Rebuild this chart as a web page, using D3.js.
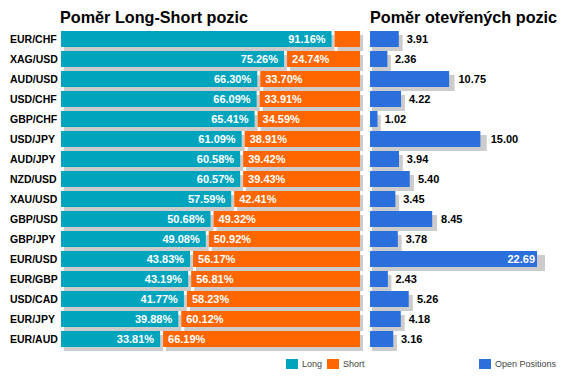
<!DOCTYPE html>
<html>
<head>
<meta charset="utf-8">
<script src="https://cdn.jsdelivr.net/npm/d3@7"></script>
<style>
  body { margin: 0; background: #fff; }
  svg { display: block; font-family: "Liberation Sans", Arial, sans-serif; }
</style>
</head>
<body>
<div id="chart"></div>
<script>
var pairs = ["EUR/CHF", "XAG/USD", "AUD/USD", "USD/CHF", "GBP/CHF", "USD/JPY", "AUD/JPY", "NZD/USD",
             "XAU/USD", "GBP/USD", "GBP/JPY", "EUR/USD", "EUR/GBP", "USD/CAD", "EUR/JPY", "EUR/AUD"];
var longPct  = [91.16, 75.26, 66.30, 66.09, 65.41, 61.09, 60.58, 60.57, 57.59, 50.68, 49.08, 43.83, 43.19, 41.77, 39.88, 33.81];
var shortPct = [8.84, 24.74, 33.70, 33.91, 34.59, 38.91, 39.42, 39.43, 42.41, 49.32, 50.92, 56.17, 56.81, 58.23, 60.12, 66.19];
var openPos  = [3.91, 2.36, 10.75, 4.22, 1.02, 15.00, 3.94, 5.40, 3.45, 8.45, 3.78, 22.69, 2.43, 5.26, 4.18, 3.16];

var COL_LONG = "#00a4bd", COL_SHORT = "#ff6600", COL_OPEN = "#2a6fdb", COL_SHADOW = "#cccccc";

var svg = d3.select("#chart").append("svg")
    .attr("width", 567)
    .attr("height", 381);

var y = d3.scaleBand().domain(pairs).range([29, 349]).paddingInner(0.2).paddingOuter(0.1);
var xL = d3.scaleLinear().domain([0, 100]).range([61, 360]);
var xR = d3.scaleLinear().domain([0, 22.69]).range([370, 537]);

var rows = pairs.map(function (p, i) {
    return { pair: p, lng: longPct[i], shrt: shortPct[i], open: openPos[i] };
});

// titles
svg.append("text").attr("x", 60).attr("y", 23)
    .attr("font-size", 16.2).attr("font-weight", "bold").attr("fill", "#000")
    .text("Poměr Long-Short pozic");
svg.append("text").attr("x", 370).attr("y", 23)
    .attr("font-size", 16.2).attr("font-weight", "bold").attr("fill", "#000")
    .text("Poměr otevřených pozic");

// category labels
svg.append("g").selectAll("text").data(rows).enter().append("text")
    .attr("x", 10)
    .attr("y", function (d) { return y(d.pair) + y.bandwidth() / 2; })
    .attr("dy", "0.35em")
    .attr("font-size", 10.5).attr("font-weight", "bold")
    .text(function (d) { return d.pair; });

var left = svg.append("g");
var row = left.selectAll("g").data(rows).enter().append("g");

// long segment
row.append("rect").attr("fill", COL_SHADOW)
    .attr("x", xL(0) + 3)
    .attr("y", function (d) { return y(d.pair) + 4; })
    .attr("width", function (d) { return xL(d.lng) - xL(0) - 2; })
    .attr("height", y.bandwidth());
row.append("rect").attr("fill", COL_LONG)
    .attr("x", xL(0))
    .attr("y", function (d) { return y(d.pair); })
    .attr("width", function (d) { return xL(d.lng) - xL(0) - 2; })
    .attr("height", y.bandwidth());
// short segment
row.append("rect").attr("fill", COL_SHADOW)
    .attr("x", function (d) { return xL(d.lng) + 1 + 3; })
    .attr("y", function (d) { return y(d.pair) + 4; })
    .attr("width", function (d) { return xL(100) - xL(d.lng) - 1; })
    .attr("height", y.bandwidth());
row.append("rect").attr("fill", COL_SHORT)
    .attr("x", function (d) { return xL(d.lng) + 1; })
    .attr("y", function (d) { return y(d.pair); })
    .attr("width", function (d) { return xL(100) - xL(d.lng) - 1; })
    .attr("height", y.bandwidth());

row.append("text")
    .attr("x", function (d) { return xL(d.lng) - 8; })
    .attr("y", function (d) { return y(d.pair) + y.bandwidth() / 2; })
    .attr("dy", "0.36em").attr("text-anchor", "end")
    .attr("font-size", 11).attr("font-weight", "bold").attr("fill", "#fff")
    .text(function (d) { return d.lng.toFixed(2) + "%"; });
row.filter(function (d) { return d.shrt > 15; }).append("text")
    .attr("x", function (d) { return xL(d.lng) + 6; })
    .attr("y", function (d) { return y(d.pair) + y.bandwidth() / 2; })
    .attr("dy", "0.36em")
    .attr("font-size", 11).attr("font-weight", "bold").attr("fill", "#fff")
    .text(function (d) { return d.shrt.toFixed(2) + "%"; });

// open positions
var maxOpen = d3.max(openPos);
var right = svg.append("g").selectAll("g").data(rows).enter().append("g");
right.append("rect").attr("fill", COL_SHADOW)
    .attr("x", xR(0) + 2)
    .attr("y", function (d) { return y(d.pair) + 4; })
    .attr("width", function (d) { return (xR(d.open) - xR(0)) * 1.03 + 1; })
    .attr("height", y.bandwidth());
right.append("rect").attr("fill", COL_OPEN)
    .attr("x", xR(0))
    .attr("y", function (d) { return y(d.pair); })
    .attr("width", function (d) { return xR(d.open) - xR(0); })
    .attr("height", y.bandwidth());
right.append("text")
    .attr("x", function (d) {
        var w = xR(d.open) - xR(0);
        return d.open === maxOpen ? xR(d.open) - 2 : xR(0) + w * 1.03 + 7;
    })
    .attr("y", function (d) { return y(d.pair) + y.bandwidth() / 2; })
    .attr("dy", "0.36em")
    .attr("text-anchor", function (d) { return d.open === maxOpen ? "end" : "start"; })
    .attr("font-size", 11).attr("font-weight", "bold")
    .attr("fill", function (d) { return d.open === maxOpen ? "#fff" : "#000"; })
    .text(function (d) { return d.open.toFixed(2); });

// legends
var legendItems = [
    { label: "Long", color: COL_LONG, x: 286 },
    { label: "Short", color: COL_SHORT, x: 327 },
    { label: "Open Positions", color: COL_OPEN, x: 479 }
];
var lg = svg.append("g").selectAll("g").data(legendItems).enter().append("g")
    .attr("transform", function (d) { return "translate(" + d.x + ",359)"; });
lg.append("rect").attr("width", 12).attr("height", 10).attr("fill", function (d) { return d.color; });
lg.append("text").attr("x", 16).attr("y", 5).attr("dy", "0.35em")
    .attr("font-size", 9).attr("fill", "#444")
    .text(function (d) { return d.label; });
</script>
</body>
</html>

■ **Objective**:
Send back the data above word for word, with the pictures left out.

■ **Response for this exercise**:
Rebuild this chart as a web page, using D3.js.
<!DOCTYPE html>
<html>
<head>
<meta charset="utf-8">
<script src="https://cdn.jsdelivr.net/npm/d3@7"></script>
<style>
  body { margin: 0; background: #fff; }
  svg { display: block; font-family: "Liberation Sans", Arial, sans-serif; }
</style>
</head>
<body>
<div id="chart"></div>
<script>
var pairs = ["EUR/CHF", "XAG/USD", "AUD/USD", "USD/CHF", "GBP/CHF", "USD/JPY", "AUD/JPY", "NZD/USD",
             "XAU/USD", "GBP/USD", "GBP/JPY", "EUR/USD", "EUR/GBP", "USD/CAD", "EUR/JPY", "EUR/AUD"];
var longPct  = [91.16, 75.26, 66.30, 66.09, 65.41, 61.09, 60.58, 60.57, 57.59, 50.68, 49.08, 43.83, 43.19, 41.77, 39.88, 33.81];
var shortPct = [8.84, 24.74, 33.70, 33.91, 34.59, 38.91, 39.42, 39.43, 42.41, 49.32, 50.92, 56.17, 56.81, 58.23, 60.12, 66.19];
var openPos  = [3.91, 2.36, 10.75, 4.22, 1.02, 15.00, 3.94, 5.40, 3.45, 8.45, 3.78, 22.69, 2.43, 5.26, 4.18, 3.16];

var COL_LONG = "#00a4bd", COL_SHORT = "#ff6600", COL_OPEN = "#2a6fdb", COL_SHADOW = "#cccccc";

var svg = d3.select("#chart").append("svg")
    .attr("width", 567)
    .attr("height", 381);

var y = d3.scaleBand().domain(pairs).range([29, 349]).paddingInner(0.2).paddingOuter(0.1);
var xL = d3.scaleLinear().domain([0, 100]).range([61, 360]);
var xR = d3.scaleLinear().domain([0, 22.69]).range([370, 537]);

var rows = pairs.map(function (p, i) {
    return { pair: p, lng: longPct[i], shrt: shortPct[i], open: openPos[i] };
});

// titles
svg.append("text").attr("x", 60).attr("y", 23)
    .attr("font-size", 16.2).attr("font-weight", "bold").attr("fill", "#000")
    .text("Poměr Long-Short pozic");
svg.append("text").attr("x", 370).attr("y", 23)
    .attr("font-size", 16.2).attr("font-weight", "bold").attr("fill", "#000")
    .text("Poměr otevřených pozic");

// category labels
svg.append("g").selectAll("text").data(rows).enter().append("text")
    .attr("x", 10)
    .attr("y", function (d) { return y(d.pair) + y.bandwidth() / 2; })
    .attr("dy", "0.35em")
    .attr("font-size", 10.5).attr("font-weight", "bold")
    .text(function (d) { return d.pair; });

var left = svg.append("g");
var row = left.selectAll("g").data(rows).enter().append("g");

// long segment
row.append("rect").attr("fill", COL_SHADOW)
    .attr("x", xL(0) + 3)
    .attr("y", function (d) { return y(d.pair) + 4; })
    .attr("width", function (d) { return xL(d.lng) - xL(0) - 2; })
    .attr("height", y.bandwidth());
row.append("rect").attr("fill", COL_LONG)
    .attr("x", xL(0))
    .attr("y", function (d) { return y(d.pair); })
    .attr("width", function (d) { return xL(d.lng) - xL(0) - 2; })
    .attr("height", y.bandwidth());
// short segment
row.append("rect").attr("fill", COL_SHADOW)
    .attr("x", function (d) { return xL(d.lng) + 1 + 3; })
    .attr("y", function (d) { return y(d.pair) + 4; })
    .attr("width", function (d) { return xL(100) - xL(d.lng) - 1; })
    .attr("height", y.bandwidth());
row.append("rect").attr("fill", COL_SHORT)
    .attr("x", function (d) { return xL(d.lng) + 1; })
    .attr("y", function (d) { return y(d.pair); })
    .attr("width", function (d) { return xL(100) - xL(d.lng) - 1; })
    .attr("height", y.bandwidth());

row.append("text")
    .attr("x", function (d) { return xL(d.lng) - 8; })
    .attr("y", function (d) { return y(d.pair) + y.bandwidth() / 2; })
    .attr("dy", "0.36em").attr("text-anchor", "end")
    .attr("font-size", 11).attr("font-weight", "bold").attr("fill", "#fff")
    .text(function (d) { return d.lng.toFixed(2) + "%"; });
row.filter(function (d) { return d.shrt > 15; }).append("text")
    .attr("x", function (d) { return xL(d.lng) + 6; })
    .attr("y", function (d) { return y(d.pair) + y.bandwidth() / 2; })
    .attr("dy", "0.36em")
    .attr("font-size", 11).attr("font-weight", "bold").attr("fill", "#fff")
    .text(function (d) { return d.shrt.toFixed(2) + "%"; });

// open positions
var maxOpen = d3.max(openPos);
var right = svg.append("g").selectAll("g").data(rows).enter().append("g");
right.append("rect").attr("fill", COL_SHADOW)
    .attr("x", xR(0) + 2)
    .attr("y", function (d) { return y(d.pair) + 4; })
    .attr("width", function (d) { return (xR(d.open) - xR(0)) * 1.03 + 1; })
    .attr("height", y.bandwidth());
right.append("rect").attr("fill", COL_OPEN)
    .attr("x", xR(0))
    .attr("y", function (d) { return y(d.pair); })
    .attr("width", function (d) { return xR(d.open) - xR(0); })
    .attr("height", y.bandwidth());
right.append("text")
    .attr("x", function (d) {
        var w = xR(d.open) - xR(0);
        return d.open === maxOpen ? xR(d.open) - 2 : xR(0) + w * 1.03 + 7;
    })
    .attr("y", function (d) { return y(d.pair) + y.bandwidth() / 2; })
    .attr("dy", "0.36em")
    .attr("text-anchor", function (d) { return d.open === maxOpen ? "end" : "start"; })
    .attr("font-size", 11).attr("font-weight", "bold")
    .attr("fill", function (d) { return d.open === maxOpen ? "#fff" : "#000"; })
    .text(function (d) { return d.open.toFixed(2); });

// legends
var legendItems = [
    { label: "Long", color: COL_LONG, x: 286 },
    { label: "Short", color: COL_SHORT, x: 327 },
    { label: "Open Positions", color: COL_OPEN, x: 479 }
];
var lg = svg.append("g").selectAll("g").data(legendItems).enter().append("g")
    .attr("transform", function (d) { return "translate(" + d.x + ",359)"; });
lg.append("rect").attr("width", 12).attr("height", 10).attr("fill", function (d) { return d.color; });
lg.append("text").attr("x", 16).attr("y", 5).attr("dy", "0.35em")
    .attr("font-size", 9).attr("fill", "#444")
    .text(function (d) { return d.label; });
</script>
</body>
</html>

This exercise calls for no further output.